Construction Begins On City's Most Expensive Highway
By Ryan Poulos

Construction has begun on the $367 million Inner Loop Project that will connect U.S. 54 to Loop 375. Officials say the project, which will include a new entrance to Fort Bliss, will be completed by early 2011.

"It's going to change the way people travel in El Paso," said El Pasoan Ted Houghton, who is a member of the Texas Transportation Commission "It will be like a full-scale interstate highway."

The Texas Department of Transportation (TxDOT) recently signed an agreement with Austin-based J.D. Abrams to finance, design and build the Inner Loop Project.

The project brings with it a lot of firsts: It's the state's first-ever design-build highway project. TxDOT's deal with J.D. Abrams is the state's first-ever private-sector pass-through financing agreement. And it will be El Paso's most expensive highway, ever.

Pass-through financing agreements allow local municipalities or private entities to pay up-front costs to build a transportation project, then be reimbursed later by the state as motorists use the improvements.

"It's up to [J.D. Abrams] to bring this thing to market sooner rather than later, and they should, because then they will get rewarded sooner," Houghton said.

The Inner Loop Project is considered a crucial piece of the Pentagon's plan to bring more than 50,000 soldiers and family members to Fort Bliss and El Paso. The highway will handle military traffic, as well as growing residential construction at Biggs Army Airfield.

It's also expected to help relieve increasing Northeast El Paso traffic, and improve the flow of cargo traffic from Mexico to the El Paso International Airport.

The seven-mile highway, which lawmakers also call Spur 601, will travel over Fred Wilson Avenue to Airport Road, and then continue along Walter Jones Boulevard to Loop 375.

Under terms of the pass-through financing agreement, TxDOT will front $45 million of traditional highway construction funds, with $10 million coming from the airport.
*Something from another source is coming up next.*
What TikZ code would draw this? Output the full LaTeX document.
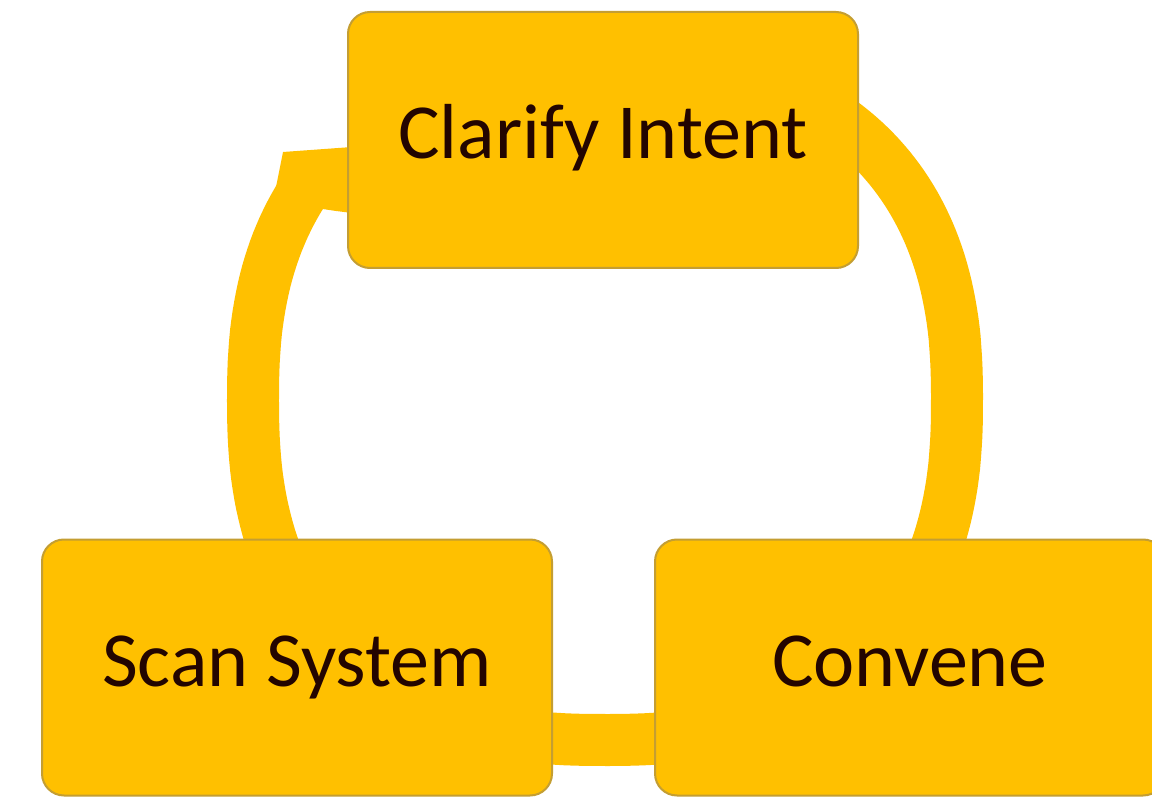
\documentclass[tikz,border=0pt]{standalone}
\usepackage{fontspec}
\setmainfont{Carlito}
\definecolor{gold}{RGB}{255,192,0}
\definecolor{goldedge}{RGB}{196,158,50}
\definecolor{ink}{RGB}{35,5,0}
\begin{document}
\begin{tikzpicture}[x=1pt,y=-1pt,
  stepbox/.style={draw=goldedge, line width=2pt, fill=gold, rounded corners=22pt,
    minimum width=510pt, minimum height=256pt, inner sep=0pt, text=ink,
    font=\fontsize{78}{90}\selectfont, text height=38pt, text depth=0pt, align=center},
  band/.style={draw=gold, line width=52pt, line cap=butt}]
\clip (0,0) rectangle (1152,799);
\fill[white] (0,0) rectangle (1152,799);
% cycle band (superellipse), from under Clarify Intent round to the arrow head
\draw[band] plot[domain=-60:216, samples=200, variable=\t]
  ({605+352*sign(cos(\t))*pow(abs(cos(\t)),0.8333)},
   {400+340*sign(sin(\t))*pow(abs(sin(\t)),0.8333)});
% arrow head pointing into Clarify Intent
\fill[gold] (275,192) -- (283,152) -- (352,147) -- (352,213) -- (336,211) -- (316,208) -- cycle;
% steps
\node[stepbox] (clarify) at (603,140) {Clarify Intent};
\node[stepbox] (scan) at (297,667.5) {Scan System};
\node[stepbox] (convene) at (910,667.5) {Convene};
\end{tikzpicture}
\end{document}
Abrams will finance the rest of the project and will then be reimbursed $312,450,00 over time, based on the volume of public usage of the highway.

"[J.D. Abrams] went through a competition to get it just like everybody else," Houghton said. "They had to show up with their pencils sharpened and they were selected."

While the state has signed several such agreements with local governmental entities around the state, the El Paso agreement is the first with a private partner in the United States.

"There is a growing transportation challenge in Texas as needs outpace resources," Houghton said. "We hope this is the first of many agreements in which the private sector will help pay for needed improvements to keep Texas moving."